WATERVILLE — The animal shelter operated by the Humane Society Waterville Area has reopened after closing in late July because several cats and dogs had fallen ill and overcrowding prompted officials to send many animals to other shelters.

“We have been cleared for illness,” Malena Gatti, a member of the Humane Society’s board of directors, said Tuesday. “We had a follow-up inspection a few weeks ago and our team had been able to turn the whole operation around so quickly that the state lifted our quarantine after, I believe, 25 days, which was shorter than the estimates they originally gave us. They had told us it would be 30 to 90 days.”

Veterinarians at the time the shelter closed confirmed some cats had ringworm and upper respiratory infections, and some dogs had kennel cough.

The animals were quarantined and officials worked with the Maine Federation of Humane Societies and the Animal Refuge League of Greater Portland to move animals to other sites, Gatti, the shelter’s spokesperson, said at the time.

She noted this week that while the shelter was cleared recently for ringworm and kennel cough, it has three cats with upper respiratory infections, but “lower numbers like this (are) relatively common in shelter settings, so it’s not necessarily a huge concern.”

She said the shelter at 100 Webb Road has developed relationships with veterinary clinics in the area to assess animals that come in and treat those in need of care.


The shelter’s board of directors in July asked the state to inspect the shelter due to concerns it was overpopulated with animals and because of procedural problems. State animal welfare officials inspected the facility and confirmed an overpopulation of 200 animals.

The state Animal Welfare Program, part of the Maine Department of Agriculture, Conservation and Forestry, made recommendations for the care of animals and other improvements, according to Gatti.

About the time the shelter closed, its executive director, Lisa Oakes, left her position, although neither she nor Gatti would say why, citing confidentiality agreements. Soon afterward, four board members also left.

Oakes had taken over as executive director of the nonprofit shelter in November 2018 after serving as interim director.

Money was needed at the time to help with operating expenses and repairs to the building, which was about 10 years old. By early December 2018, more than $100,000 had been raised toward a goal of $250,000, which was ultimately met. The contributions enabled the shelter to remain open.

Shelter officials changed policies and procedures when the facility went through a transition period after former Executive Director Lisa Smith resigned in October 2018. Her resignation followed an outbreak of feline distemper and the disappearance of two pit bull terriers from the shelter shortly after a court had ordered them euthanized because they had killed a dog and maimed its owner in Winslow.

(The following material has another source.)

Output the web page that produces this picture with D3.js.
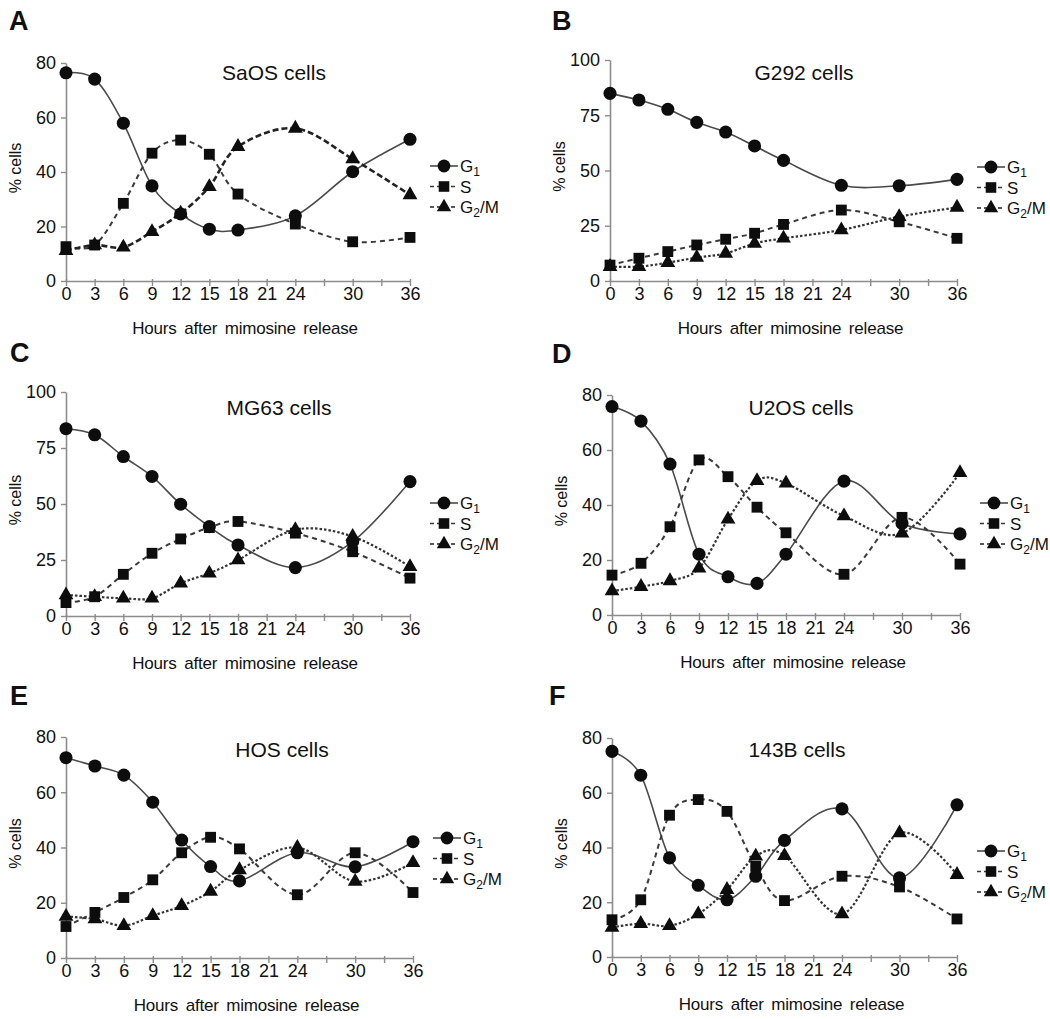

Afterward, Oakes became president of the shelter’s board of directors, filled in as shelter director and then agreed to become executive director.

Gatti said this week there was no public notice about the shelter’s recent reopening because officials “wanted to make it a slow and gradual transition for the good of the staff and the animals.”

She said many improvements have been made at the shelter and the Humane Society is looking for a new executive director.

Chelsea Braley, feline team manager at the Humane Society Waterville Area, cares for cats at the shelter in Waterville on Wednesday. The shelter currently has 25 cats available for adoption. Rich Abrahamson/Morning Sentinel

“We have some very qualified candidates and are excited to bring someone new in who will lead our efforts in rebuilding our relationship with the community,” Gatti said. “We hope to ramp up fundraising soon after hiring a new director, as that will be our next immediate need in order to bring stability to the organization.”

The shelter now has 118 cats and 25 dogs, and officials are looking to bring those numbers down, she said.

“We are working with all potential adopters who have reached out to us since we’ve opened back up to find these animals their forever home,” Gatti said. “If anyone reading is interested in adopting, we encourage them to fill out the adoption application found on our website (hswa.org).”